Sırbistan Başbakanı Aleksandar Vuciç ile ortak basın toplantısında gazetecilerin sorularını yanıtlayan Başbakan Ahmet Davutoğlu'na, Tişrin Barajı'nın YPG'nin de aralarında olduğu güçlerin eline geçtiği' iddiaları soruldu. Başbakan buna ve 'Bu unsurların Fırat'ın batısına yani Türkiye'nin 'kırmızı çizgi' dediği bölgeye geçmesiyle ilgili değerlendirmeniz nedir?' sorusuna şöyle yanıt verdi:
'Tişrin civarında yaşanan gelişmeler, önceden de şimdi de yakından takip ettiğimiz gelişmelerdir. Türkiye'ye hasmane tutum içinde olan hiçbir unsurun, Fırat'ın batısına geçmesine olumlu bakmayacağımızı da PYD bağlamında da bunu dile getirdik, koalisyon ortaklarında da bunu vurguladık. Şu anda bütün o kuşak üzerinde, Halep'in kuzeyinde, Tişrin'den de Cerablus'a kadar olan alanda dinamik bir durum mevcuttur. Şu ana kadar bize intikal eden bilgiler de geçen unsurların kesinlikle PYD unsurları olmadığı yönünde. Daha çok Arap ve o bölgede koalisyonla birlikte hareket eden gruplar. Bir kez daha ifade ediyorum, bu konudaki kararlılığımız da bütün taraflara açık bir şekilde dile getirilmiştir.'
YPG’nin başını çektiği Demokratik Suriye Birlikleri, Türkiye sınırının 80 km güneyinde, Fırat’ın batısındaki IŞİD üssünü ele geçirmek için saldırı başlatmıştı. ABD'nin havadan desteklediği birlik, Tişrin Barajı'nı ele geçirdiklerini açıklamıştı.

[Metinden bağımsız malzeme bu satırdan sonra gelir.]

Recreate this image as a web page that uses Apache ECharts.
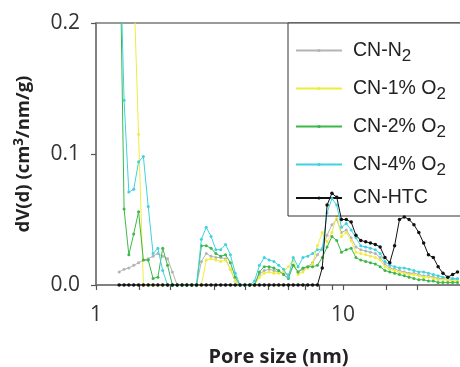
<!DOCTYPE html>
<html><head><meta charset="utf-8">
<script src="https://cdn.jsdelivr.net/npm/echarts@6/dist/echarts.min.js"></script>
<style>html,body{margin:0;padding:0;background:#fff}#c{width:460px;height:367px}</style>
</head><body><div id="c"></div>
<script>
const poreSize = [1.241,1.299,1.358,1.421,1.487,1.555,1.627,1.702,1.780,1.862,1.948,2.038,2.131,2.230,2.332,2.440,2.552,2.670,2.793,2.922,3.056,3.197,3.344,3.499,3.660,3.828,4.005,4.189,4.382,4.584,4.796,5.017,5.248,5.489,5.742,6.007,6.284,6.573,6.876,7.193,7.525,7.871,8.234,8.613,9.010,9.426,9.848,10.30,10.78,11.27,11.79,12.34,12.90,13.50,14.12,14.77,15.45,16.16,16.91,17.69,18.50,19.35,20.25,21.18,22.15,23.18,24.24,25.36,26.53,27.75,29.03];

const cnN2 = [0.010,0.012,0.013,0.015,0.017,0.019,0.020,0.022,0.024,0.022,0.020,0.010,0,0,0,0,0,0.018,0.024,0.022,0.021,0.021,0.020,0.012,0.003,0,0,0,0,0.008,0.011,0.012,0.011,0.010,0.009,0.008,0.015,0.010,0.012,0.014,0.017,0.023,0.028,0.038,0.046,0.050,0.040,0.042,0.036,0.029,0.027,0.026,0.025,0.024,0.021,0.016,0.013,0.012,0.011,0.010,0.009,0.009,0.008,0.007,0.007,0.006,0.005,0.005,0.004,0.004,0.004];

const cn1O2 = [0.45,0.42,0.36,0.23,0.115,0,0,0,0,0,0,0,0,0,0,0,0,0,0.019,0.020,0.019,0.018,0.019,0.012,0.003,0,0,0,0,0.006,0.009,0.010,0.009,0.009,0.010,0.014,0.019,0.008,0.010,0.013,0.016,0.030,0.040,0.033,0.040,0.053,0.037,0.040,0.034,0.025,0.024,0.023,0.022,0.021,0.019,0.014,0.012,0.011,0.010,0.009,0.008,0.008,0.007,0.006,0.006,0.005,0.004,0.004,0.004,0.003,0.003];

const cn2O2 = [0.30,0.058,0.023,0.039,0.056,0.019,0.019,0.005,0.006,0.028,0.015,0,0,0,0,0,0,0.030,0.030,0.028,0.024,0.022,0.023,0.017,0.006,0,0,0,0,0.010,0.014,0.014,0.013,0.011,0.008,0.005,0.015,0.010,0.013,0.014,0.014,0.015,0.021,0.029,0.037,0.034,0.025,0.027,0.028,0.021,0.019,0.018,0.017,0.016,0.014,0.011,0.010,0.009,0.008,0.007,0.006,0.005,0.004,0.004,0.003,0.003,0.002,0.002,0.002,0.002,0.002];

const cn4O2 = [0.28,0.141,0.071,0.073,0.094,0.098,0.060,0.024,0.028,0.011,0,0,0,0,0,0,0,0.035,0.044,0.037,0.027,0.027,0.031,0.023,0.009,0,0,0,0.003,0.015,0.021,0.019,0.018,0.015,0.012,0.006,0.021,0.014,0.021,0.022,0.024,0.027,0.027,0.055,0.066,0.061,0.044,0.047,0.042,0.036,0.030,0.029,0.028,0.027,0.024,0.018,0.015,0.014,0.013,0.013,0.012,0.011,0.010,0.010,0.009,0.008,0.007,0.006,0.006,0.005,0.005];

const cnHTC = [0,0,0,0,0,0,0,0,0,0,0,0,0,0,0,0,0,0,0,0,0,0,0,0,0,0,0,0,0,0,0,0,0,0,0,0,0,0,0,0,0,0,0.013,0.061,0.070,0.067,0.050,0.050,0.048,0.038,0.034,0.033,0.032,0.031,0.029,0.021,0.017,0.030,0.050,0.052,0.050,0.046,0.040,0.032,0.023,0.021,0.014,0.009,0.006,0.008,0.010];

const seriesNames = ['CN-N2','CN-1% O2','CN-2% O2','CN-4% O2','CN-HTC'];
const seriesValues = [cnN2, cn1O2, cn2O2, cn4O2, cnHTC];
const seriesColors = ['#b4b4b4','#f0ec3c','#3cb84a','#3fd2df','#111111'];
const xTickValues = [1,1.5,2,3,4,5,6,7,8,9,10,15,20,30];
const xLabelValues = [1,10];

const chart = echarts.init(document.getElementById('c'), null, {renderer:'canvas'});
const axisColor = '#7a7a7a';
const option = {
  animation:false,
  backgroundColor:'#fff',
  grid:{left:96, right:-1, top:23, bottom:82, show:true, borderColor:axisColor, borderWidth:1.5, containLabel:false, outerBoundsMode:'none'},
  xAxis:{
    type:'log', logBase:10, min:1, max:30,
    axisLine:{show:true, lineStyle:{color:axisColor, width:1.5}},
    axisTick:{show:true, inside:false, customValues:xTickValues, length:5, lineStyle:{color:'#555', width:1.2}},
    axisLabel:{customValues:xLabelValues, fontSize:21, color:'#333', margin:20, fontFamily:'Open Sans'},
    minorTick:{show:false}, splitLine:{show:false},
    name:'Pore size (nm)', nameLocation:'middle', nameGap:62,
    nameTextStyle:{fontFamily:'Open Sans', fontWeight:'bold', fontSize:20, color:'#222'}
  },
  yAxis:{
    type:'value', min:0, max:0.2, interval:0.1,
    axisLine:{show:true, lineStyle:{color:axisColor, width:1.5}},
    axisTick:{show:true, length:5, lineStyle:{color:'#555', width:1.2}},
    axisLabel:{formatter:v=>v.toFixed(1), fontSize:21, color:'#333', margin:16, fontFamily:'Open Sans'},
    splitLine:{show:false},
    name:'{a|dV(d) (cm}{b|3}{a|/nm/g)}', nameLocation:'middle', nameGap:62,
    nameTextStyle:{rich:{
      a:{fontFamily:'Open Sans', fontWeight:'bold', fontSize:18.5, color:'#222', lineHeight:20},
      b:{fontFamily:'Open Sans', fontWeight:'bold', fontSize:13.5, color:'#222', lineHeight:10, padding:[0,0,10,0]}
    }}
  },
  legend:{
    orient:'vertical', left:288, top:23, data:seriesNames,
    itemWidth:46, itemHeight:4, itemGap:9,
    borderColor:'#333', borderWidth:1, padding:[13,40,8,7], backgroundColor:'#fff',
    formatter:function(n){ return /2$/.test(n) ? '{a|'+n.slice(0,-1)+'}{s|2}' : '{a|'+n+'}'; },
    textStyle:{rich:{
      a:{fontFamily:'Liberation Sans', fontSize:19.5, color:'#222', lineHeight:22, padding:[0,0,0,6]},
      s:{fontFamily:'Liberation Sans', fontSize:17, color:'#222', lineHeight:10, padding:[12,0,0,0]}
    }}
  },
  series: seriesNames.map((name,i)=>({
    name:name, type:'line', data: poreSize.map((d,k)=>[d, seriesValues[i][k]]),
    symbol:'circle', symbolSize: i===4 ? 3.5 : 3,
    lineStyle:{color:seriesColors[i], width:1},
    itemStyle:{color:seriesColors[i]},
    clip:true, z: 2+i
  }))
};
chart.setOption(option);
</script></body></html>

Tişrin Barajı, IŞİD’in bölgedeki önemli üslerinden biri. Halep kırsalında IŞİD kontrolündeki bölgeden Rakka’ya geçiş yollarının da üzerinde yer alıyor. Rakka, IŞİD’in Suriye’deki merkezi konumunda.
Bu noktayı aşmak, YPG için IŞİD’in bölgedeki güçlü merkezlerinden Mumbuç ve kuzeyde Türkiye sınırında yer alan Cerablus kentlerine yaklaşmak anlamına geliyor. Ayrıca baraj önemli su ve elektrik kaynaklarını da sağlıyor.

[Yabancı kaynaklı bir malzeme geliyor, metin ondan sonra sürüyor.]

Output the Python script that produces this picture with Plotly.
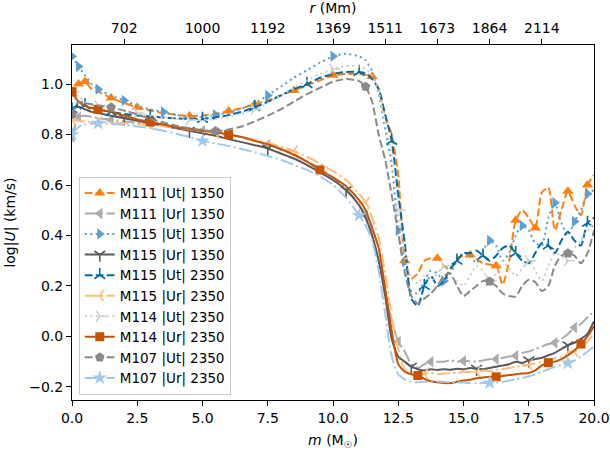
import plotly.graph_objects as go

# ---------------- data ----------------
m_grid = [0, 0.25, 0.5, 0.75, 1, 1.5, 2, 2.5, 3, 3.5, 4, 4.5, 5, 5.5, 6, 6.5, 7, 7.5, 8, 8.5,
          9, 9.5, 10, 10.5, 11, 11.25, 11.5, 11.75, 12, 12.25, 12.5, 12.75, 13, 13.25, 13.5,
          13.75, 14, 14.25, 14.5, 14.75, 15, 15.25, 15.5, 15.75, 16, 16.25, 16.5, 16.75, 17,
          17.25, 17.5, 17.75, 18, 18.25, 18.5, 18.75, 19, 19.25, 19.5, 19.75, 20]

M111_Ut_1350 = [0.96, 1.00, 1.01, 0.98, 0.97, 0.945, 0.925, 0.908, 0.895, 0.885, 0.878, 0.874, 0.876,
                0.883, 0.893, 0.905, 0.92, 0.935, 0.955, 0.975, 0.995, 1.015, 1.035, 1.04, 1.04,
                1.037, 1.03, 0.98, 0.87, 0.80, 0.64, 0.30, 0.23, 0.25, 0.30, 0.31, 0.31, 0.28,
                0.265, 0.31, 0.32, 0.323, 0.305, 0.29, 0.285, 0.28, 0.205, 0.30, 0.46, 0.50, 0.47,
                0.43, 0.57, 0.59, 0.42, 0.50, 0.575, 0.52, 0.48, 0.60, 0.64]
M111_Ur_1350 = [0.79, 0.87, 0.875, 0.87, 0.865, 0.858, 0.852, 0.847, 0.843, 0.838, 0.832, 0.825,
                0.815, 0.81, 0.80, 0.79, 0.775, 0.76, 0.74, 0.72, 0.695, 0.665, 0.63, 0.585, 0.52,
                0.48, 0.40, 0.30, 0.18, 0.06, -0.02, -0.06, -0.11, -0.125, -0.11, -0.10, -0.10,
                -0.10, -0.095, -0.10, -0.097, -0.098, -0.10, -0.095, -0.09, -0.09, -0.085, -0.08,
                -0.077, -0.065, -0.06, -0.05, -0.04, -0.03, -0.025, -0.01, 0.01, 0.035, 0.05,
                0.075, 0.10]
M115_Ut_1350 = [1.11, 1.07, 1.035, 1.0, 0.98, 0.955, 0.935, 0.915, 0.90, 0.89, 0.878, 0.868, 0.87,
                0.878, 0.888, 0.903, 0.925, 0.955, 0.99, 1.025, 1.055, 1.085, 1.11, 1.12, 1.11,
                1.095, 1.05, 0.96, 0.82, 0.68, 0.42, 0.28, 0.18, 0.17, 0.22, 0.26, 0.25, 0.22,
                0.25, 0.30, 0.33, 0.32, 0.29, 0.34, 0.38, 0.36, 0.30, 0.33, 0.40, 0.44, 0.42,
                0.37, 0.36, 0.47, 0.53, 0.45, 0.40, 0.455, 0.50, 0.565, 0.58]
M115_Ur_1350 = [0.90, 0.91, 0.90, 0.89, 0.885, 0.875, 0.865, 0.855, 0.845, 0.835, 0.825, 0.815,
                0.805, 0.795, 0.782, 0.77, 0.758, 0.745, 0.725, 0.705, 0.68, 0.65, 0.62, 0.58,
                0.52, 0.47, 0.40, 0.30, 0.16, -0.01, -0.08, -0.10, -0.12, -0.13, -0.135, -0.13,
                -0.133, -0.13, -0.132, -0.128, -0.13, -0.125, -0.128, -0.13, -0.125, -0.12,
                -0.115, -0.11, -0.10, -0.105, -0.095, -0.09, -0.085, -0.075, -0.065, -0.05,
                -0.035, -0.025, -0.01, 0.01, 0.06]
M115_Ut_2350 = [0.90, 0.92, 0.915, 0.905, 0.90, 0.89, 0.882, 0.876, 0.872, 0.868, 0.864, 0.861,
                0.862, 0.868, 0.877, 0.89, 0.908, 0.93, 0.955, 0.98, 1.0, 1.025, 1.04, 1.048,
                1.048, 1.043, 1.02, 0.98, 0.88, 0.775, 0.56, 0.37, 0.15, 0.12, 0.20, 0.24, 0.20,
                0.22, 0.27, 0.30, 0.33, 0.33, 0.34, 0.32, 0.30, 0.32, 0.35, 0.36, 0.33, 0.30,
                0.29, 0.33, 0.37, 0.36, 0.33, 0.38, 0.415, 0.38, 0.36, 0.45, 0.47]
M115_Ur_2350 = [0.86, 0.855, 0.852, 0.85, 0.85, 0.848, 0.845, 0.842, 0.838, 0.833, 0.828, 0.82,
                0.812, 0.805, 0.798, 0.79, 0.78, 0.768, 0.752, 0.735, 0.712, 0.685, 0.655, 0.62,
                0.565, 0.53, 0.47, 0.39, 0.25, 0.08, -0.05, -0.13, -0.15, -0.155, -0.148, -0.145,
                -0.15, -0.148, -0.145, -0.145, -0.14, -0.142, -0.14, -0.135, -0.138, -0.132,
                -0.13, -0.125, -0.12, -0.118, -0.112, -0.107, -0.10, -0.095, -0.085, -0.08,
                -0.07, -0.06, -0.045, -0.02, 0.01]
M114_Ut_2350 = [0.97, 0.95, 0.93, 0.92, 0.915, 0.905, 0.895, 0.885, 0.875, 0.868, 0.862, 0.858,
                0.858, 0.862, 0.87, 0.883, 0.90, 0.925, 0.955, 0.985, 1.015, 1.04, 1.06, 1.072,
                1.07, 1.06, 1.035, 0.97, 0.85, 0.72, 0.50, 0.33, 0.23, 0.21, 0.24, 0.22, 0.25,
                0.28, 0.24, 0.22, 0.20, 0.24, 0.28, 0.26, 0.22, 0.25, 0.30, 0.27, 0.24, 0.27,
                0.30, 0.26, 0.22, 0.28, 0.33, 0.32, 0.30, 0.35, 0.38, 0.42, 0.45]
M114_Ur_2350 = [0.97, 0.93, 0.915, 0.905, 0.90, 0.89, 0.875, 0.86, 0.85, 0.84, 0.83, 0.822, 0.815,
                0.809, 0.80, 0.79, 0.775, 0.762, 0.743, 0.72, 0.693, 0.66, 0.63, 0.595, 0.54,
                0.50, 0.43, 0.35, 0.19, 0.02, -0.11, -0.14, -0.15, -0.155, -0.168, -0.178,
                -0.182, -0.185, -0.185, -0.18, -0.175, -0.172, -0.166, -0.163, -0.16, -0.16,
                -0.157, -0.153, -0.15, -0.147, -0.145, -0.135, -0.115, -0.104, -0.10, -0.09,
                -0.075, -0.055, -0.03, 0.0, 0.04]
M107_Ut_2350 = [0.88, 0.93, 0.925, 0.92, 0.915, 0.908, 0.895, 0.88, 0.862, 0.848, 0.835, 0.825,
                0.818, 0.814, 0.82, 0.832, 0.852, 0.875, 0.90, 0.93, 0.96, 0.985, 1.01, 1.02,
                1.012, 0.99, 0.93, 0.80, 0.70, 0.56, 0.41, 0.25, 0.16, 0.13, 0.15, 0.17, 0.20,
                0.24, 0.25, 0.20, 0.16, 0.18, 0.20, 0.22, 0.218, 0.20, 0.17, 0.16, 0.158, 0.20,
                0.225, 0.215, 0.18, 0.20, 0.28, 0.32, 0.33, 0.32, 0.29, 0.33, 0.42]
M107_Ur_2350 = [0.80, 0.83, 0.84, 0.843, 0.845, 0.843, 0.838, 0.832, 0.825, 0.815, 0.803, 0.79,
                0.775, 0.765, 0.755, 0.743, 0.73, 0.715, 0.70, 0.68, 0.66, 0.635, 0.60, 0.55,
                0.48, 0.44, 0.38, 0.26, 0.09, -0.08, -0.15, -0.17, -0.18, -0.182, -0.18, -0.18,
                -0.178, -0.18, -0.182, -0.183, -0.183, -0.185, -0.186, -0.185, -0.184, -0.183,
                -0.18, -0.175, -0.17, -0.165, -0.158, -0.15, -0.14, -0.13, -0.12, -0.113,
                -0.105, -0.095, -0.08, -0.06, -0.04]

# m values (on m_grid) where each series shows a marker
marks_M111_Ut_1350 = [0, 0.25, 0.5, 1.5, 2.5, 4.5, 6, 7, 8.5, 10, 11.5, 12.75, 14, 15.25, 16.25, 17, 17.75, 19, 19.75]
marks_M111_Ur_1350 = [0, 0.25, 1.5, 3, 5, 7.5, 11.25, 12.5, 13.75, 15, 16.25, 17, 18.5, 19.25]
marks_M115_Ut_1350 = [0, 0.25, 1, 2, 3.5, 5.5, 7.5, 10, 12.5, 14.25, 16, 17.25, 18.5, 19.25, 19.75]
marks_M115_Ur_1350 = [0, 2, 4.5, 7.5, 10.5, 13, 15.5, 17.5, 19]
marks_M115_Ut_2350 = [0, 0.5, 1.5, 3, 5, 7, 9, 11, 12.25, 13.5, 14.75, 15.75, 17, 18.25, 19.75]
marks_M115_Ur_2350 = [0, 1, 3, 5.5, 8.5, 11.25, 13.5, 15.5, 17.5, 19.25]
marks_M114_Ut_2350 = [0, 1, 2.5, 4.5, 7, 10, 12.5, 14.25, 16, 17.5, 19]
marks_M114_Ur_2350 = [0, 1, 3, 6, 9.5, 13.25, 16.25, 18.25, 19.5]
marks_M107_Ut_2350 = [0, 1.5, 5.5, 11.25, 16, 19]
marks_M107_Ur_2350 = [0, 1, 5, 11, 16, 19]

series_names = ["M111 |Ut| 1350", "M111 |Ur| 1350", "M115 |Ut| 1350", "M115 |Ur| 1350",
                "M115 |Ut| 2350", "M115 |Ur| 2350", "M114 |Ut| 2350", "M114 |Ur| 2350",
                "M107 |Ut| 2350", "M107 |Ur| 2350"]
series_values = [M111_Ut_1350, M111_Ur_1350, M115_Ut_1350, M115_Ur_1350, M115_Ut_2350,
                 M115_Ur_2350, M114_Ut_2350, M114_Ur_2350, M107_Ut_2350, M107_Ur_2350]
series_marks = [marks_M111_Ut_1350, marks_M111_Ur_1350, marks_M115_Ut_1350, marks_M115_Ur_1350,
                marks_M115_Ut_2350, marks_M115_Ur_2350, marks_M114_Ut_2350, marks_M114_Ur_2350,
                marks_M107_Ut_2350, marks_M107_Ur_2350]

top_tick_m = [2, 5, 7.5, 10, 12, 14, 16, 18]
top_tick_labels = ["702", "1000", "1192", "1369", "1511", "1673", "1864", "2114"]

# ---------------- styles ----------------
DASH = "7.7px,3.3px"
DOT = "2.1px,3.4px"
DASHDOT = "13px,3.3px,2.1px,3.3px"
styles = [
    dict(color="#FF800E", dash=DASH, symbol="triangle-up", size=10),
    dict(color="#ABABAB", dash=DASHDOT, symbol="triangle-left", size=10),
    dict(color="#5F9ED1", dash=DOT, symbol="triangle-right", size=10),
    dict(color="#595959", dash="solid", symbol="y-down", size=9),
    dict(color="#006BA4", dash=DASH, symbol="y-up", size=9),
    dict(color="#FFBC79", dash=DASHDOT, symbol="y-left", size=9),
    dict(color="#CFCFCF", dash=DOT, symbol="y-right", size=9),
    dict(color="#C85200", dash="solid", symbol="square", size=9),
    dict(color="#898989", dash=DASH, symbol="pentagon", size=10),
    dict(color="#A2C8EC", dash=DASHDOT, symbol="star", size=11),
]

FONT = "DejaVu Sans"
fig = go.Figure()
n_series = len(series_names)
for k, (name, vals, marks, st) in enumerate(zip(series_names, series_values, series_marks, styles)):
    mark_idx = set(m_grid.index(v) for v in marks)
    cols = [st["color"] if i in mark_idx else "rgba(0,0,0,0)" for i in range(len(m_grid))]
    is_line_sym = st["symbol"].startswith("y-")
    fig.add_trace(go.Scatter(
        x=m_grid, y=vals, name=name, mode="lines+markers",
        # the last series is attached to the top (r) axis, which shares the same m range
        xaxis="x2" if k == n_series - 1 else "x",
        line=dict(color=st["color"], width=2, dash=st["dash"], shape="spline", smoothing=0.6),
        marker=dict(symbol=st["symbol"], size=st["size"], color=cols,
                    line=dict(color=cols, width=1.6 if is_line_sym else 0)),
        cliponaxis=True,
    ))

axis_common = dict(showline=True, linecolor="black", linewidth=1, ticks="outside",
                   ticklen=5, tickwidth=1, tickcolor="black", showgrid=False, zeroline=False,
                   automargin=False,
                   tickfont=dict(family=FONT, size=14, color="black"))

fig.update_layout(
    width=610, height=450, autosize=False,
    margin=dict(l=72, r=16, t=45, b=50),
    paper_bgcolor="white", plot_bgcolor="white",
    font=dict(family=FONT, size=14, color="black"),
    xaxis=dict(range=[0, 20], tickvals=[0, 2.5, 5, 7.5, 10, 12.5, 15, 17.5, 20], tickformat=".1f",
               title=dict(text="<i>m</i> (M<sub>☉</sub>)", standoff=10, font=dict(family=FONT, size=14)),
               mirror=False, **axis_common),
    xaxis2=dict(range=[0, 20], overlaying="x", side="top", anchor="y",
                tickvals=top_tick_m, ticktext=top_tick_labels,
                title=dict(text="<i>r</i> (Mm)", standoff=9, font=dict(family=FONT, size=14)),
                **axis_common),
    yaxis=dict(range=[-0.252, 1.155], tickvals=[-0.2, 0, 0.2, 0.4, 0.6, 0.8, 1.0], tickformat=".1f",
               title=dict(text="log|<i>U</i>| (km/s)", standoff=10, font=dict(family=FONT, size=14)),
               mirror=True, **axis_common),
    legend=dict(x=0.013, y=0.015, xanchor="left", yanchor="bottom",
                bgcolor="rgba(255,255,255,0.8)", bordercolor="#cccccc", borderwidth=1,
                font=dict(family=FONT, size=13.5, color="black"), tracegroupgap=0),
    showlegend=True,
)

# remove the default page margin so the 610x450 figure fills the window exactly
fig.write_html("out.html",
               config={"displayModeBar": False},
               post_script="document.body.style.margin='0';document.body.style.overflow='hidden';")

Fırat’ın doğusunda Kobani’ye kadar olan bölgeyi elinde bulunduran YPG, güneydeki Sırrin kasabasını da Temmuz ayında yine ABD hava operasyonlarının desteğiyle IŞİD’in elinden almıştı. Sırrin, PYD’nin ilân ettiği Kobani kantonunun güney sınırında yer alıyor.